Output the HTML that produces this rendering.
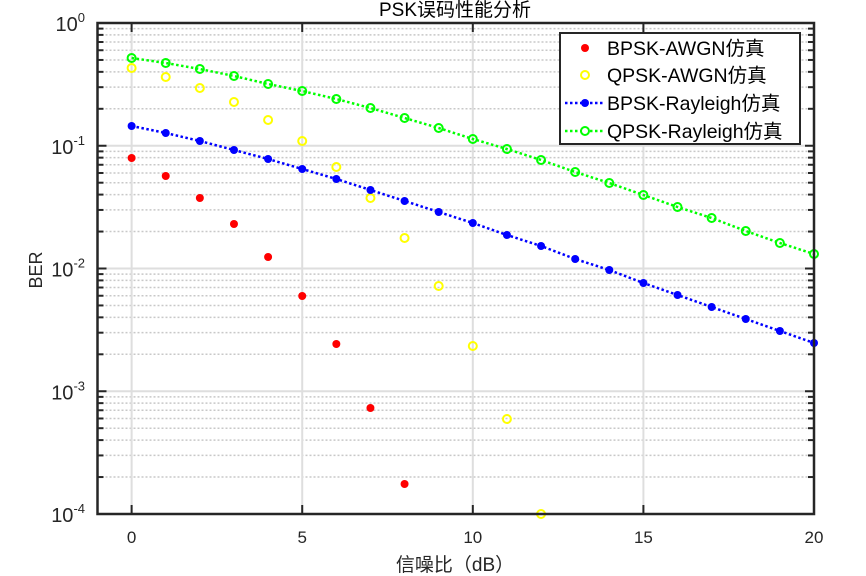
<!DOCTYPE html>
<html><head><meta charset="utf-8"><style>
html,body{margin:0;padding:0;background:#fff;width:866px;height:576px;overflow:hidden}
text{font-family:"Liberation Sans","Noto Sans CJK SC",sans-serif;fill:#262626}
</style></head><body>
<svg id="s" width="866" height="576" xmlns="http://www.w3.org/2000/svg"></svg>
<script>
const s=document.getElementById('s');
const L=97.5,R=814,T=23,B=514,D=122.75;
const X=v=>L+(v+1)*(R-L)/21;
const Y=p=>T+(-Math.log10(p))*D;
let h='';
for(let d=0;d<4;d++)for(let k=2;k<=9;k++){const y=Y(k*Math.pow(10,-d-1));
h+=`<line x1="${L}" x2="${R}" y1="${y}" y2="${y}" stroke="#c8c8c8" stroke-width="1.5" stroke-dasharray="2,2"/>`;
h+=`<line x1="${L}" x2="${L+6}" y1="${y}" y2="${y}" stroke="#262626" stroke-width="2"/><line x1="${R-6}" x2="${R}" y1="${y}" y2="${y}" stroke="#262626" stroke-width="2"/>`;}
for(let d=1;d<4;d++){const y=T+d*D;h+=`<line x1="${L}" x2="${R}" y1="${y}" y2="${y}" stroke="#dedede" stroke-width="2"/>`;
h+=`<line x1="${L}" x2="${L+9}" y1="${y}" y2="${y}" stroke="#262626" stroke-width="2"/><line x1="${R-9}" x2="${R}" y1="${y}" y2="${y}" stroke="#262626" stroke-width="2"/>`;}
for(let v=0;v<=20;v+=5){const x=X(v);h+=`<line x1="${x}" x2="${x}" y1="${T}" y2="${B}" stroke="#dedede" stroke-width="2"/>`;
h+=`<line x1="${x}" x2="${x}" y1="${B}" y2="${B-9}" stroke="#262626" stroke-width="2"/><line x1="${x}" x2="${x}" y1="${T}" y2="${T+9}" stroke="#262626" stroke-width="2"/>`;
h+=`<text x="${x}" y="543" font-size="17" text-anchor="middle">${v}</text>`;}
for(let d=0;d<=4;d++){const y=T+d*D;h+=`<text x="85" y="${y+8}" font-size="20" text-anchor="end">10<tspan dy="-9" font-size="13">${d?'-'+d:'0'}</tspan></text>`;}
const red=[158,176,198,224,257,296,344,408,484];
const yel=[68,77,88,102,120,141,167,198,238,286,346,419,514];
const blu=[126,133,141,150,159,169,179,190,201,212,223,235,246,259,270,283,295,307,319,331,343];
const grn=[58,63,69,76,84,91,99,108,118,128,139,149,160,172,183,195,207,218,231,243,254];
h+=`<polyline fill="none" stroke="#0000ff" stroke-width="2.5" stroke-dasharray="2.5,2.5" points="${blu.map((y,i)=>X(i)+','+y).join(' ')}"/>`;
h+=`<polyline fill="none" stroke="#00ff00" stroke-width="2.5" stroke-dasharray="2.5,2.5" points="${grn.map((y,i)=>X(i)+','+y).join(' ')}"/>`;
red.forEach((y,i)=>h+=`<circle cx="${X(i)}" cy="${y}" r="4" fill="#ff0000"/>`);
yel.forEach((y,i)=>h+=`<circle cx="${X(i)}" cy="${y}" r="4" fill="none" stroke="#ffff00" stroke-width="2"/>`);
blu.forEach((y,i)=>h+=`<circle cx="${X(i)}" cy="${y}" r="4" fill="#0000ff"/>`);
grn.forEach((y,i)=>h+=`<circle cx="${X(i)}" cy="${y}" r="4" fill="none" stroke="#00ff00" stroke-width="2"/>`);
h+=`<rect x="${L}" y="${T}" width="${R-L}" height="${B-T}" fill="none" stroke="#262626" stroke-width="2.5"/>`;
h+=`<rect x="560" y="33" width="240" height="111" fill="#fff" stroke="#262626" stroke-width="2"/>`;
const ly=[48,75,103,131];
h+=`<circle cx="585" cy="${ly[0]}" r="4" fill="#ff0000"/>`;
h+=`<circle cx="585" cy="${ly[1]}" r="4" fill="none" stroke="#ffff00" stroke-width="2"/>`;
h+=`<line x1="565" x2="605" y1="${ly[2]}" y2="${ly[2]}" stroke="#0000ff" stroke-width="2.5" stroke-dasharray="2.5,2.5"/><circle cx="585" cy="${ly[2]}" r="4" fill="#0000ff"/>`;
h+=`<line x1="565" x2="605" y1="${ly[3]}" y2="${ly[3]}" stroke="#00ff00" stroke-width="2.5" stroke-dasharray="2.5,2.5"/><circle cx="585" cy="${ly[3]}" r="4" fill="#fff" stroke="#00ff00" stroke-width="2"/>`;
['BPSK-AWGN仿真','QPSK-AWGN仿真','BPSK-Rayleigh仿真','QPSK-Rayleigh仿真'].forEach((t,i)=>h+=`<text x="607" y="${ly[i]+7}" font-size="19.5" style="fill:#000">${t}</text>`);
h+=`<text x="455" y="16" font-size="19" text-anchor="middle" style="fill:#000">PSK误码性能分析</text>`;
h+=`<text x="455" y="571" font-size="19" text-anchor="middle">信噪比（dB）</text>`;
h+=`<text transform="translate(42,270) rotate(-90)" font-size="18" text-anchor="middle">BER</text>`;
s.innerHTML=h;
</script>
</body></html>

Stated exercise
Make an exact reproduction of the listing above, without any pictures.

Solution for this task
Output the HTML that produces this rendering.
<!DOCTYPE html>
<html><head><meta charset="utf-8"><style>
html,body{margin:0;padding:0;background:#fff;width:866px;height:576px;overflow:hidden}
text{font-family:"Liberation Sans","Noto Sans CJK SC",sans-serif;fill:#262626}
</style></head><body>
<svg id="s" width="866" height="576" xmlns="http://www.w3.org/2000/svg"></svg>
<script>
const s=document.getElementById('s');
const L=97.5,R=814,T=23,B=514,D=122.75;
const X=v=>L+(v+1)*(R-L)/21;
const Y=p=>T+(-Math.log10(p))*D;
let h='';
for(let d=0;d<4;d++)for(let k=2;k<=9;k++){const y=Y(k*Math.pow(10,-d-1));
h+=`<line x1="${L}" x2="${R}" y1="${y}" y2="${y}" stroke="#c8c8c8" stroke-width="1.5" stroke-dasharray="2,2"/>`;
h+=`<line x1="${L}" x2="${L+6}" y1="${y}" y2="${y}" stroke="#262626" stroke-width="2"/><line x1="${R-6}" x2="${R}" y1="${y}" y2="${y}" stroke="#262626" stroke-width="2"/>`;}
for(let d=1;d<4;d++){const y=T+d*D;h+=`<line x1="${L}" x2="${R}" y1="${y}" y2="${y}" stroke="#dedede" stroke-width="2"/>`;
h+=`<line x1="${L}" x2="${L+9}" y1="${y}" y2="${y}" stroke="#262626" stroke-width="2"/><line x1="${R-9}" x2="${R}" y1="${y}" y2="${y}" stroke="#262626" stroke-width="2"/>`;}
for(let v=0;v<=20;v+=5){const x=X(v);h+=`<line x1="${x}" x2="${x}" y1="${T}" y2="${B}" stroke="#dedede" stroke-width="2"/>`;
h+=`<line x1="${x}" x2="${x}" y1="${B}" y2="${B-9}" stroke="#262626" stroke-width="2"/><line x1="${x}" x2="${x}" y1="${T}" y2="${T+9}" stroke="#262626" stroke-width="2"/>`;
h+=`<text x="${x}" y="543" font-size="17" text-anchor="middle">${v}</text>`;}
for(let d=0;d<=4;d++){const y=T+d*D;h+=`<text x="85" y="${y+8}" font-size="20" text-anchor="end">10<tspan dy="-9" font-size="13">${d?'-'+d:'0'}</tspan></text>`;}
const red=[158,176,198,224,257,296,344,408,484];
const yel=[68,77,88,102,120,141,167,198,238,286,346,419,514];
const blu=[126,133,141,150,159,169,179,190,201,212,223,235,246,259,270,283,295,307,319,331,343];
const grn=[58,63,69,76,84,91,99,108,118,128,139,149,160,172,183,195,207,218,231,243,254];
h+=`<polyline fill="none" stroke="#0000ff" stroke-width="2.5" stroke-dasharray="2.5,2.5" points="${blu.map((y,i)=>X(i)+','+y).join(' ')}"/>`;
h+=`<polyline fill="none" stroke="#00ff00" stroke-width="2.5" stroke-dasharray="2.5,2.5" points="${grn.map((y,i)=>X(i)+','+y).join(' ')}"/>`;
red.forEach((y,i)=>h+=`<circle cx="${X(i)}" cy="${y}" r="4" fill="#ff0000"/>`);
yel.forEach((y,i)=>h+=`<circle cx="${X(i)}" cy="${y}" r="4" fill="none" stroke="#ffff00" stroke-width="2"/>`);
blu.forEach((y,i)=>h+=`<circle cx="${X(i)}" cy="${y}" r="4" fill="#0000ff"/>`);
grn.forEach((y,i)=>h+=`<circle cx="${X(i)}" cy="${y}" r="4" fill="none" stroke="#00ff00" stroke-width="2"/>`);
h+=`<rect x="${L}" y="${T}" width="${R-L}" height="${B-T}" fill="none" stroke="#262626" stroke-width="2.5"/>`;
h+=`<rect x="560" y="33" width="240" height="111" fill="#fff" stroke="#262626" stroke-width="2"/>`;
const ly=[48,75,103,131];
h+=`<circle cx="585" cy="${ly[0]}" r="4" fill="#ff0000"/>`;
h+=`<circle cx="585" cy="${ly[1]}" r="4" fill="none" stroke="#ffff00" stroke-width="2"/>`;
h+=`<line x1="565" x2="605" y1="${ly[2]}" y2="${ly[2]}" stroke="#0000ff" stroke-width="2.5" stroke-dasharray="2.5,2.5"/><circle cx="585" cy="${ly[2]}" r="4" fill="#0000ff"/>`;
h+=`<line x1="565" x2="605" y1="${ly[3]}" y2="${ly[3]}" stroke="#00ff00" stroke-width="2.5" stroke-dasharray="2.5,2.5"/><circle cx="585" cy="${ly[3]}" r="4" fill="#fff" stroke="#00ff00" stroke-width="2"/>`;
['BPSK-AWGN仿真','QPSK-AWGN仿真','BPSK-Rayleigh仿真','QPSK-Rayleigh仿真'].forEach((t,i)=>h+=`<text x="607" y="${ly[i]+7}" font-size="19.5" style="fill:#000">${t}</text>`);
h+=`<text x="455" y="16" font-size="19" text-anchor="middle" style="fill:#000">PSK误码性能分析</text>`;
h+=`<text x="455" y="571" font-size="19" text-anchor="middle">信噪比（dB）</text>`;
h+=`<text transform="translate(42,270) rotate(-90)" font-size="18" text-anchor="middle">BER</text>`;
s.innerHTML=h;
</script>
</body></html>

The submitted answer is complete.